Colours of the World: Blue Planet
Moira Butterfield and Jonathan Woodward
Little Tiger

Author Moira Butterfield provides both an introductory look at the water cycle and then an exploration that takes young readers to a variety of watery environments, both fresh and salty, to look at some of the life forms therein.

We visit the planet’s five oceans and the marine biomes where can be found such creatures as great white sharks, blue whales, pygmy seahorses and ocean sunfish; and deeper down among the corals we view clownfish, lobsters and eels as well as scary-looking anglerfish and viperfish,

whilst much nearer the shore whelks, mussels and hermit crabs lurk among the various seaweeds.

Next comes a look at various water-craft from container ships to rescue boats.
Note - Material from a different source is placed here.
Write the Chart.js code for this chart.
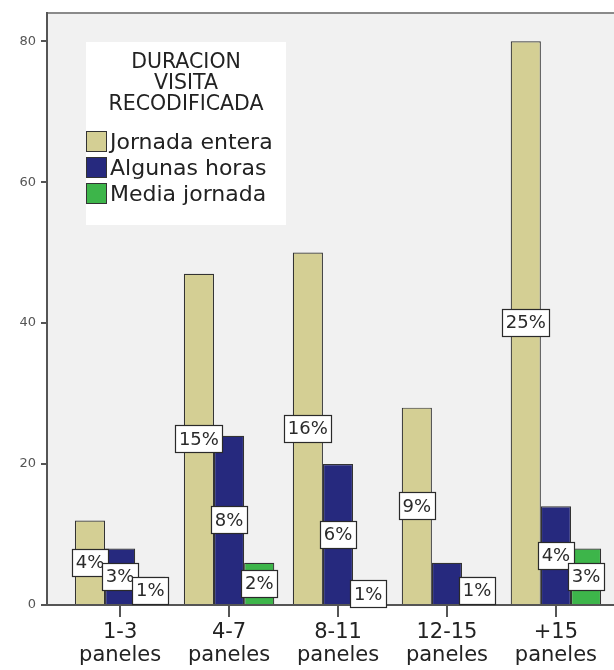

That and a later spread on different kinds of aquatic homes including houseboats in Kerala and houses built on stilts by the Bajau people of Malaysia; and another showing a reservoir, a water-treatment plant and a communal well recognise human usage of this precious ‘sparkling treasure’.

In between we visit rivers, including the world’s four biggest,

and then half a dozen lakes, surprisingly two of those included are in the UK.
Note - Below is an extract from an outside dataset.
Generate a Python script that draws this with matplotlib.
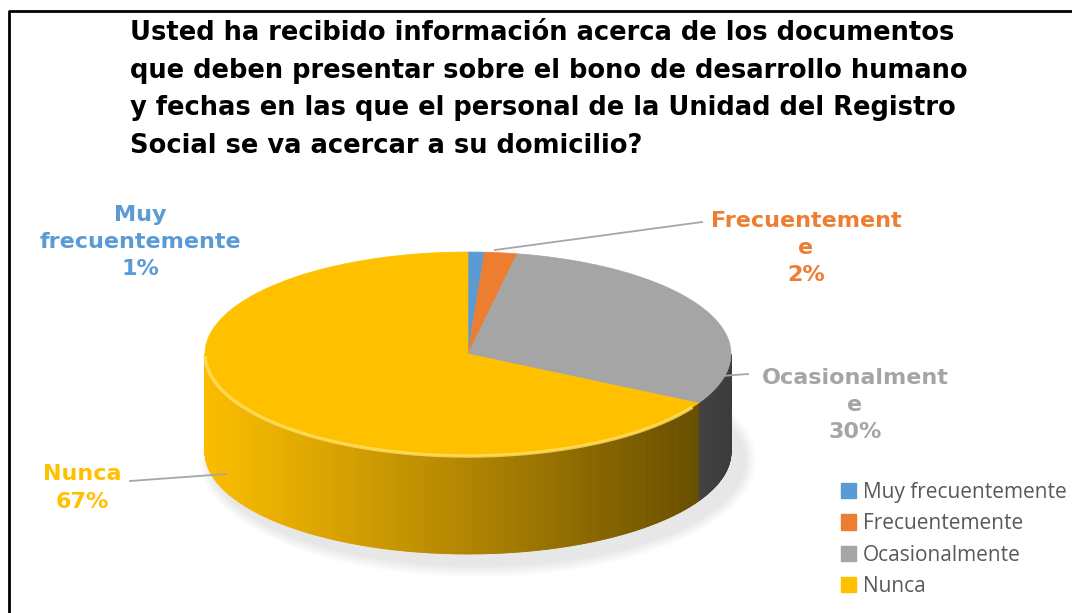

Throughout the text, in simple language is presented in single or two-sentence blocks around which are Jonathan Woodward’s mostly close-up, collage style illustrations, appropriately patterned and textured.
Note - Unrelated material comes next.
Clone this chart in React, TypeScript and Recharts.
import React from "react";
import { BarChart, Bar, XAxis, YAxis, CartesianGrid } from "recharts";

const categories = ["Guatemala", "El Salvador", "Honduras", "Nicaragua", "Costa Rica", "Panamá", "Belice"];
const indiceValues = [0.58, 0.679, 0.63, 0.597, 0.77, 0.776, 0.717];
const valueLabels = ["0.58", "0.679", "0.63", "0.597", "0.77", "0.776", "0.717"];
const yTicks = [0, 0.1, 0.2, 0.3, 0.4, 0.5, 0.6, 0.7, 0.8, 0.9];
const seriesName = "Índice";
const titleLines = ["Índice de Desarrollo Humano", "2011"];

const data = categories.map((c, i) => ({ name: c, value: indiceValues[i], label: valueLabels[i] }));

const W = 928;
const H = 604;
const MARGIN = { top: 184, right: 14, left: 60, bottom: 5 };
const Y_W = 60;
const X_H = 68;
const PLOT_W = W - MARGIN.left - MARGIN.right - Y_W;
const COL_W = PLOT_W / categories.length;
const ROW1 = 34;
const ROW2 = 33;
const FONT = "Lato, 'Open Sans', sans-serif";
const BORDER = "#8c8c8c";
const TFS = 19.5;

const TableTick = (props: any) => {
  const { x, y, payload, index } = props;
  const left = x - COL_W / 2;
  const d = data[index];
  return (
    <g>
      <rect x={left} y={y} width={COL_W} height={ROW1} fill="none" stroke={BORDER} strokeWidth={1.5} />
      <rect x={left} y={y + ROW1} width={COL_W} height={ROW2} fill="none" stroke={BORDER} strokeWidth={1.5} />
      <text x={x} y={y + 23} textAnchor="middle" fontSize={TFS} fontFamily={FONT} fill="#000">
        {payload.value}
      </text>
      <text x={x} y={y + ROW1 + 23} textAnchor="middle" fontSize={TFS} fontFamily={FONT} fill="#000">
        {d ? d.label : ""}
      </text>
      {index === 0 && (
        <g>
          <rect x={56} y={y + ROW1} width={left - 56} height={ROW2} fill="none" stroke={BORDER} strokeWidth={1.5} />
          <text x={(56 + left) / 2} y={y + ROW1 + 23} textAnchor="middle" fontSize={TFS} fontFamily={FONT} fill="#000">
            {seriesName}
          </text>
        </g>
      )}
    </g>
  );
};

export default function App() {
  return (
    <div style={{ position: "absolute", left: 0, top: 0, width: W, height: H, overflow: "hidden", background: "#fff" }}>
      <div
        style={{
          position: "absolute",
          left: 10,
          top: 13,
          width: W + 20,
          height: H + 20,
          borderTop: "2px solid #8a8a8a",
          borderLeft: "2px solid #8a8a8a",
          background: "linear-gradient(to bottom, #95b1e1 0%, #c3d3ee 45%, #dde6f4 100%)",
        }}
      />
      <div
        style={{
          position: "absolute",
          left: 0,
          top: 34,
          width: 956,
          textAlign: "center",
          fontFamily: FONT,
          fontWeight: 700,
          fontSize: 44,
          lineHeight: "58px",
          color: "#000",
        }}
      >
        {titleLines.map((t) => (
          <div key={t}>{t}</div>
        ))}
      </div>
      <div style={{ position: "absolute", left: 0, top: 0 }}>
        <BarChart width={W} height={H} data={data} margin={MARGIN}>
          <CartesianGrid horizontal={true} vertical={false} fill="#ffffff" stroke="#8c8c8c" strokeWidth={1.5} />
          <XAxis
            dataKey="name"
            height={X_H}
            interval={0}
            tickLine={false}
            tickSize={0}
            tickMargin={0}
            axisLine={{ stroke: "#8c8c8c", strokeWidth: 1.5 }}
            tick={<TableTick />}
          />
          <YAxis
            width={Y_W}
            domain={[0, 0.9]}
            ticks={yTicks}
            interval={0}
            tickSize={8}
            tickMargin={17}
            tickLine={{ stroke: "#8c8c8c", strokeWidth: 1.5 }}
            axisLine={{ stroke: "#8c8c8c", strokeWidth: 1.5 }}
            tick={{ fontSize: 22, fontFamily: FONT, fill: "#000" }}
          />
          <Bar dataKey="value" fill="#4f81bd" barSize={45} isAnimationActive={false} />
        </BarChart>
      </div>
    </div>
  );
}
This book would make a useful addition to a primary topic box with a watery theme or as an introduction to a class water topic.

From the same team comes:

Sounds of the Skies
Moira Butterfield and Jonathan Woodward
Little Tiger

32 amazing creatures from nine different locations around the world are presented in this book as well as 13 birds, the calls of 9 of which readers can hear at the press of a button on each double spread vibrantly illustrated by Jonathan Woodward.

From the Amazon rainforest comes the noisy call of a fast flying scarlet macaw, while in the eucalyptus forest of eastern Australia, sounding similar to a human laugh, comes the kookaburra’s call.

For each bird soloist, Moira Butterfield has written a short verse.
Here’s the one for the Chinese nightingale in the Black Mountains of Bhutan:
A Chinese nightingale / sings for his love, / and sweet notes / float up / between the trees. / Up and up into the sky.’ In addition there’s a short paragraph giving information about each of the animals featured.

Other locations include British Columbia where bobcats and bald eagles roam; the Sonoran Desert of North America where the Gila woodpecker that makes a drumming sound in the sizzling environment it shares with such creatures as coyotes and rattlesnakes.

The last stop is Serengeti in Tanzania where among the lions, zebras, giraffes and gazelles can be heard the booming sounds of ostriches.

There’s a final map of the world showing each of the locations, a list of the birds and other animals mentioned; and inside the back cover we discover which of the birds featured are under threat in our changing world.